→ **YOUR GOAL**:
For the material that follows, list every line containing the word "this".

→ **MATERIALS PROVIDED**:
┄┄┄┄┄┄┄┄┄┄┄┄┄┄┄┄┄┄┄┄

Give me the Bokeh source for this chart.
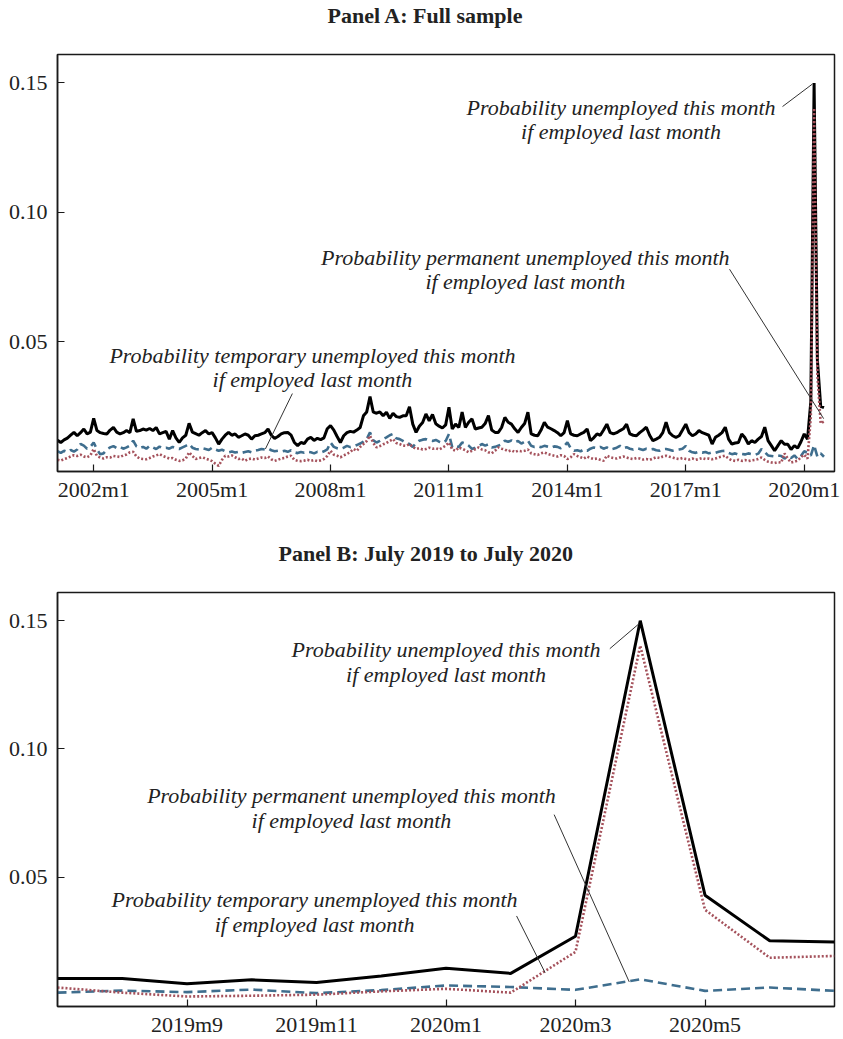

┄┄┄┄┄┄┄┄┄┄┄┄┄┄┄┄┄┄┄┄

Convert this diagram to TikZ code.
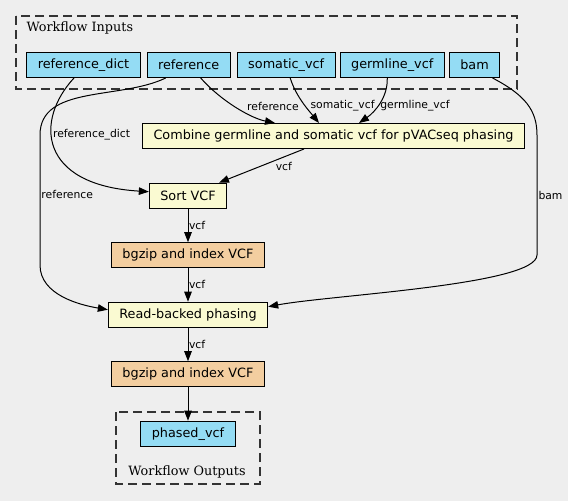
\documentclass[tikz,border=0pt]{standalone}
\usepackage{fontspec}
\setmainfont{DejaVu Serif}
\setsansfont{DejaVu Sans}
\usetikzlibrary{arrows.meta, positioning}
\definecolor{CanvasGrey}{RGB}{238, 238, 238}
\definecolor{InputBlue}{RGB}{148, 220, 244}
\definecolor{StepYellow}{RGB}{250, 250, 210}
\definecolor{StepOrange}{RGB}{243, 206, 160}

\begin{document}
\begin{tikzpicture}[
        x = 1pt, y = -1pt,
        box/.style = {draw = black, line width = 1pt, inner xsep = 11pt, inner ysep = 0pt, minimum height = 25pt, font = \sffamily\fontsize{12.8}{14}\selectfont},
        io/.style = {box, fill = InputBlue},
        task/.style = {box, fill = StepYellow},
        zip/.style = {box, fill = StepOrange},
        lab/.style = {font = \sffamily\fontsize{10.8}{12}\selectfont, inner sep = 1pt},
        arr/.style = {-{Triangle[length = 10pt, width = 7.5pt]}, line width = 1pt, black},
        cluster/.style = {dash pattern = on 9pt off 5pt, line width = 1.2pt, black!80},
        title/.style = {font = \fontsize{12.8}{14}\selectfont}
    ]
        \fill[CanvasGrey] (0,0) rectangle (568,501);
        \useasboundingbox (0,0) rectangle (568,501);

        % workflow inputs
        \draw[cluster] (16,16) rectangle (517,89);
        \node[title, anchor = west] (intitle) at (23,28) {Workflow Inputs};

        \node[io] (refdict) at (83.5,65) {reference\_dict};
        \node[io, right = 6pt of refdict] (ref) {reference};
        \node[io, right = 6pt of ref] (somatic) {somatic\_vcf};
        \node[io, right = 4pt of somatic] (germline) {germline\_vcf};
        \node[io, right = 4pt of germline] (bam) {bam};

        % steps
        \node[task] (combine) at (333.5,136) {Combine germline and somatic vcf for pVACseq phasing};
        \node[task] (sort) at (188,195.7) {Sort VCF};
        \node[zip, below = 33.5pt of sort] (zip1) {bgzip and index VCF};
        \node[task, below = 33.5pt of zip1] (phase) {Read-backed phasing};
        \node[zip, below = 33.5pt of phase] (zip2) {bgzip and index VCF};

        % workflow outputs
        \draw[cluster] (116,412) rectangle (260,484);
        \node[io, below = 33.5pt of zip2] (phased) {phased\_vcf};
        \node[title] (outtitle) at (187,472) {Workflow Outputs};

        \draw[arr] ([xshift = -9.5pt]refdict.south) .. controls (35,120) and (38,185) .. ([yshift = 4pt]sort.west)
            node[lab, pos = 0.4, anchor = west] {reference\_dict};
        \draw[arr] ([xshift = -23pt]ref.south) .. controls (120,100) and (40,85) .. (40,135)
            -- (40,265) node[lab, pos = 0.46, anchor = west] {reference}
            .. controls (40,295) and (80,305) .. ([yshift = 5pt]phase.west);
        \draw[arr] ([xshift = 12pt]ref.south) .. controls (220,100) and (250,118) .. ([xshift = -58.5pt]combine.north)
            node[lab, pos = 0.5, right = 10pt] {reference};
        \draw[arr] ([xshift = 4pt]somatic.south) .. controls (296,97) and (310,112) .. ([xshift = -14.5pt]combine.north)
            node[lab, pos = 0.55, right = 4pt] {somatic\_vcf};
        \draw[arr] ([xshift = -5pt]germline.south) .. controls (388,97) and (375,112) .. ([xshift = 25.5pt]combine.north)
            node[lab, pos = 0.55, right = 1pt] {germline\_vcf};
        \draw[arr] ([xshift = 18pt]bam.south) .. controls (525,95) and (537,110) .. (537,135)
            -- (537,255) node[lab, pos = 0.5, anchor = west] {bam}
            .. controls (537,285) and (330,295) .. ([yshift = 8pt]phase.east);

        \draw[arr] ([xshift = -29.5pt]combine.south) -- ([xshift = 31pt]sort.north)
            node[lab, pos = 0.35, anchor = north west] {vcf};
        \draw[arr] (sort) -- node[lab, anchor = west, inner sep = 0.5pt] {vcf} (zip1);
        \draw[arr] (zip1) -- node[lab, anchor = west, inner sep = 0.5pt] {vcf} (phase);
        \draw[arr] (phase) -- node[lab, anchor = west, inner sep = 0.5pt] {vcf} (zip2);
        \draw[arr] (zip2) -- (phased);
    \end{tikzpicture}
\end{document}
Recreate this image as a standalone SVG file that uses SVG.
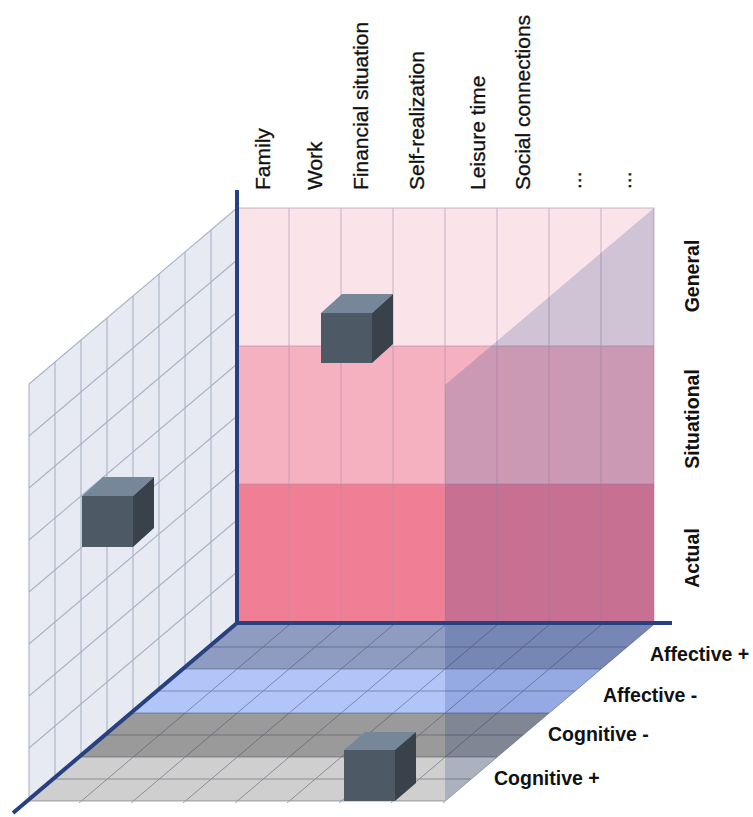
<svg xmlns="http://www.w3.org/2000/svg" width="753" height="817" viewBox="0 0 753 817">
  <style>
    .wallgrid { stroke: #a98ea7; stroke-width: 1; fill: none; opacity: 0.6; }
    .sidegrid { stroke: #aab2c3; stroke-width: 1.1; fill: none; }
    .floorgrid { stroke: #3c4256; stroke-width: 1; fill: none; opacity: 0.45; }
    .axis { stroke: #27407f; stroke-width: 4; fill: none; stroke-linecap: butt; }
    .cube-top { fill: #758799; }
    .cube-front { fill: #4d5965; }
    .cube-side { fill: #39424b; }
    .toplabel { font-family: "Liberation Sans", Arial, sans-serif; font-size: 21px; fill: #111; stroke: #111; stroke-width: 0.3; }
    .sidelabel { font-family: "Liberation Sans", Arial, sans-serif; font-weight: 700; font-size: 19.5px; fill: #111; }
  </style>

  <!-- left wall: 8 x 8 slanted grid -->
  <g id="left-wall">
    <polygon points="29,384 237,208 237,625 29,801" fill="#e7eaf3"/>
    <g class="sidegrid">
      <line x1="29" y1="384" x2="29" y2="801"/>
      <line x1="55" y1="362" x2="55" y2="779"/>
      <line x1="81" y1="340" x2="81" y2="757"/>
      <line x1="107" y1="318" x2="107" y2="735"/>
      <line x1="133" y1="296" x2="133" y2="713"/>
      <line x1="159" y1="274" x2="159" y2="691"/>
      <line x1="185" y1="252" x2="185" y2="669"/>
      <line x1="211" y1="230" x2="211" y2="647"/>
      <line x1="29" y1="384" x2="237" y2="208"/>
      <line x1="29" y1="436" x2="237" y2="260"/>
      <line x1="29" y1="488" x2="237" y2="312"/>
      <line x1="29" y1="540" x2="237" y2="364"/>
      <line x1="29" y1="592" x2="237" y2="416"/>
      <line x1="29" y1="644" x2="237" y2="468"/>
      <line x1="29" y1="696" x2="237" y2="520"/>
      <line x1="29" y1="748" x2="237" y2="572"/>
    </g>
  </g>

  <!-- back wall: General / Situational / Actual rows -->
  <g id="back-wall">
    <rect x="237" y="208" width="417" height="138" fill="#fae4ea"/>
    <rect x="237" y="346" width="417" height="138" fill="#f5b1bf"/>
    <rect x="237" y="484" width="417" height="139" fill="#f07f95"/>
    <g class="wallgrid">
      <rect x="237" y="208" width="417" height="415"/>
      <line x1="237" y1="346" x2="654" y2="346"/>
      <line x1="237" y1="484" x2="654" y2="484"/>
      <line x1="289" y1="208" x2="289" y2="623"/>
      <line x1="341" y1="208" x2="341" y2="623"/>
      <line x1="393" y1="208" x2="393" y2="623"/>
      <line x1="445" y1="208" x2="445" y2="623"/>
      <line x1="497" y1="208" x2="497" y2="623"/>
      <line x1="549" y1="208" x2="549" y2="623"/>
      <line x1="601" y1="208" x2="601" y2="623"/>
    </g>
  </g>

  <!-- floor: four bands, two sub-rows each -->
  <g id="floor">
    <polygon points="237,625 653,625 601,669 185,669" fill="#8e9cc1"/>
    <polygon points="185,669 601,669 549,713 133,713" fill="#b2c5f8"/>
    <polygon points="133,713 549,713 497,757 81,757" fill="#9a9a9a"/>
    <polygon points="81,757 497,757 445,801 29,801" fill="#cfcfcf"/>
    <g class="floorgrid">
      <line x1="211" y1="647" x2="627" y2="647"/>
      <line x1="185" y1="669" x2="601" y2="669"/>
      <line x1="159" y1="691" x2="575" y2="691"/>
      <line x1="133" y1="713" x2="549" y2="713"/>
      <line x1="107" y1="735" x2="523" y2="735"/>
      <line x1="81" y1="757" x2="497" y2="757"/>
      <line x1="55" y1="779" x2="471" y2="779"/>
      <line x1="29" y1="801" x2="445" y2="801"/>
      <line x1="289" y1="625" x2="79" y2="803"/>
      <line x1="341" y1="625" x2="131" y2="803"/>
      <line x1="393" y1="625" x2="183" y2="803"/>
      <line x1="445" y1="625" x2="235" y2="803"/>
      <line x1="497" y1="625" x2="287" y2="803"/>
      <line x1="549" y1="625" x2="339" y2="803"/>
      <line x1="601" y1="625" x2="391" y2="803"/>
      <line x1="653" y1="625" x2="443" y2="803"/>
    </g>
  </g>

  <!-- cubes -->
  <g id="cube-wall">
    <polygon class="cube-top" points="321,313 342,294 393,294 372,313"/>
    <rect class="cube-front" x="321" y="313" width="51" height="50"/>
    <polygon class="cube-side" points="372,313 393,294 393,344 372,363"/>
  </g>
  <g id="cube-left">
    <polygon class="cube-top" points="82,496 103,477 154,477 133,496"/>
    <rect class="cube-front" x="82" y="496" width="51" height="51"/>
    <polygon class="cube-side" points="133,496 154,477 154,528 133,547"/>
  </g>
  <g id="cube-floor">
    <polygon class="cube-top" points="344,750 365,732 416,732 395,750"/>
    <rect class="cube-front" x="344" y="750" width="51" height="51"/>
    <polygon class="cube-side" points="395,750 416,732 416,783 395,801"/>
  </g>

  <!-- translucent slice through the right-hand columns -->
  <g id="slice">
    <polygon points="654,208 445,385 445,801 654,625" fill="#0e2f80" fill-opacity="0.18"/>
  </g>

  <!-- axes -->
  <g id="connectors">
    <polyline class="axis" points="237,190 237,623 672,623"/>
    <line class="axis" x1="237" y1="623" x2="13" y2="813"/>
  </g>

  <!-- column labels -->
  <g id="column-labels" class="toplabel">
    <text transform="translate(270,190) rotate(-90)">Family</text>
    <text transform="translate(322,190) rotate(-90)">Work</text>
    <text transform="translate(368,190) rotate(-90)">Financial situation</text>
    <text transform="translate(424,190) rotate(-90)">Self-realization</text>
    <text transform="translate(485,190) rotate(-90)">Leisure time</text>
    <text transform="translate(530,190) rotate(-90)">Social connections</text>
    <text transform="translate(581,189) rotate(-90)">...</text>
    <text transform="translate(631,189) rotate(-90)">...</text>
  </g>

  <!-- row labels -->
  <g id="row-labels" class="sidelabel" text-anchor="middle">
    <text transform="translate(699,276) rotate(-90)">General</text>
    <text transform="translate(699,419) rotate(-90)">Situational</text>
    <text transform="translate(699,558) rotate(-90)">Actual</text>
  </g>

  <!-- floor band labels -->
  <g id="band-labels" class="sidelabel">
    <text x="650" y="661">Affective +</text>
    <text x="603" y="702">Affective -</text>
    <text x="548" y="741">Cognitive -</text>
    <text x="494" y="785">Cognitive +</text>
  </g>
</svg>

┄┄┄┄┄┄┄┄┄┄┄┄┄┄┄┄┄┄┄┄

→ **RESULT BELOW**:
Give me the Bokeh source for this chart.
Convert this diagram to TikZ code.
Recreate this image as a standalone SVG file that uses SVG.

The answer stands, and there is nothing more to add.